Mizuho analysts have shifted their preference from TSMC to ASML, citing ASML's underperformance despite a compelling risk-reward opportunity. While TSMC shares rose 16% in September, ASML only increased by 0.8%. The analysts view ASML as a strong long-term investment, expecting stable Q3 results and a potential valuation rebound to a 30-32 forward P/E range amid limited downside risks.

Wedbush analysts raised their price target for Salesforce.com from $315 to $325, citing positive customer feedback and the company's expanding role in AI. Their upgrade reflects Salesforce's strong performance, particularly with its updated Agentforce platform, now called Atlas, which shows improved accuracy and reduced AI errors. The analysts see significant AI monetization potential, estimating an annual revenue boost of over $4 billion by 2025.

Deutsche Bank has resumed coverage of Dell Technologies with a Buy rating and a price target of $144, indicating a 20% upside. Analysts expect double-digit top and bottom-line growth driven by strong performance in servers and AI. Dell’s capital allocation focuses on returning free cash flow to shareholders, with a current dividend yield of 1.5% and share buyback plans.

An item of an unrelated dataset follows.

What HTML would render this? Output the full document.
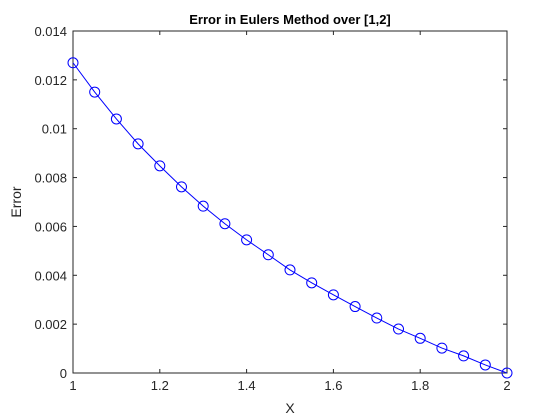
<!DOCTYPE html>
<html><head><meta charset="utf-8"><style>
html,body{margin:0;padding:0;background:#fff;}
svg{display:block;font-family:"Liberation Sans",sans-serif;}
</style></head><body>
<svg id="chart" width="560" height="420"></svg>
<script>
const xValues=[1,1.05,1.1,1.15,1.2,1.25,1.3,1.35,1.4,1.45,1.5,1.55,1.6,1.65,1.7,1.75,1.8,1.85,1.9,1.95,2];
const errorValues=[0.0127,0.0115,0.0104,0.00938,0.00848,0.00762,0.00683,0.00611,0.00545,0.00484,0.00422,0.00369,0.00320,0.00272,0.00225,0.00180,0.00142,0.00102,0.00070,0.00033,0];
const xTicks=[1,1.2,1.4,1.6,1.8,2];
const xTickLabels=["1","1.2","1.4","1.6","1.8","2"];
const yTicks=[0,0.002,0.004,0.006,0.008,0.01,0.012,0.014];
const yTickLabels=["0","0.002","0.004","0.006","0.008","0.01","0.012","0.014"];

const L=73,R=507,T=31,B=373;
const xMin=1,xMax=2,yMin=0,yMax=0.014;
const sx=v=>L+(v-xMin)/(xMax-xMin)*(R-L);
const sy=v=>B-(v-yMin)/(yMax-yMin)*(B-T);
const NS="http://www.w3.org/2000/svg";
const svg=document.getElementById('chart');
function mk(tag,attrs,text){const e=document.createElementNS(NS,tag);for(const k in attrs)e.setAttribute(k,attrs[k]);if(text!==undefined)e.textContent=text;svg.appendChild(e);return e;}

let box=mk('rect',{x:L,y:T,width:R-L,height:B-T,fill:'#fff',stroke:'#262626','stroke-width':1});



xTicks.forEach((t,i)=>{
  const x=sx(t);
  let a=mk('line',{x1:x,y1:B,x2:x,y2:B-4,stroke:'#262626'});
  
  
  let b=mk('line',{x1:x,y1:T,x2:x,y2:T+4,stroke:'#262626'});
  
  
  let l=mk('text',{x:x,y:B+17,'font-size':13,'text-anchor':'middle',fill:'#262626'},xTickLabels[i]);
  
  
});
yTicks.forEach((t,i)=>{
  const y=sy(t);
  let a=mk('line',{x1:L,y1:y,x2:L+4,y2:y,stroke:'#262626'});
  
  
  let b=mk('line',{x1:R,y1:y,x2:R-4,y2:y,stroke:'#262626'});
  
  
  let l=mk('text',{x:L-6,y:y+5,'font-size':13,'text-anchor':'end',fill:'#262626'},yTickLabels[i]);
  
  
});

let pts=xValues.map((x,i)=>sx(x)+','+sy(errorValues[i])).join(' ');
let line=mk('polyline',{points:pts,fill:'none',stroke:'#0000ff','stroke-width':1});


xValues.forEach((x,i)=>{
  let c=mk('circle',{cx:sx(x),cy:sy(errorValues[i]),r:5,fill:'none',stroke:'#0000ff','stroke-width':1});
  
  
});

let title=mk('text',{x:(L+R)/2,y:24,'font-size':13,'font-weight':'bold','text-anchor':'middle',fill:'#000'},'Error in Eulers Method over [1,2]');


let xl=mk('text',{x:(L+R)/2,y:413,'font-size':14,'text-anchor':'middle',fill:'#262626'},'X');


let yl=mk('text',{x:0,y:0,'font-size':14,'text-anchor':'middle',fill:'#262626',transform:'translate(21,'+((T+B)/2)+') rotate(-90)'},'Error');


</script>
</body></html>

BofA sees strong growth potential in Inditex due to its efficient business model and strategic realignment. They expect Inditex to achieve 9% revenue growth and a 12% EPS growth over next 3 years. Inditex is investing heavily to improve its infrastructure and expand in the US market. This expansion is crucial as the US market, while still relatively small compared to Inditex's global presence, offers significant growth opportunities.

Citi analysts expect PepsiCo's share price to drop due to lower than expected sales growth. They forecast a +1.5% organic sales growth, versus the consensus of +3.5%. This might lead PepsiCo to cut its 2024 guidance of 4% growth. Citi believes PepsiCo might need to lower prices to boost demand, impacting 2025 EPS. Despite these challenges, Citi maintains a Buy rating due to the equity's current valuation already reflecting some of these risks.

This week will see the start of Q4 which will likely be volatile due to the upcoming US election. Investors will be looking at the US jobs report to see if the Fed will continue cutting rates aggressively. The ADP data and JOLTS report will provide insights into the labour market health. Eurozone inflation data will be released and a rate cut is on the table for ECB. Oil prices will depend on the balance between increasing supply and potential supply disruptions in the Middle East.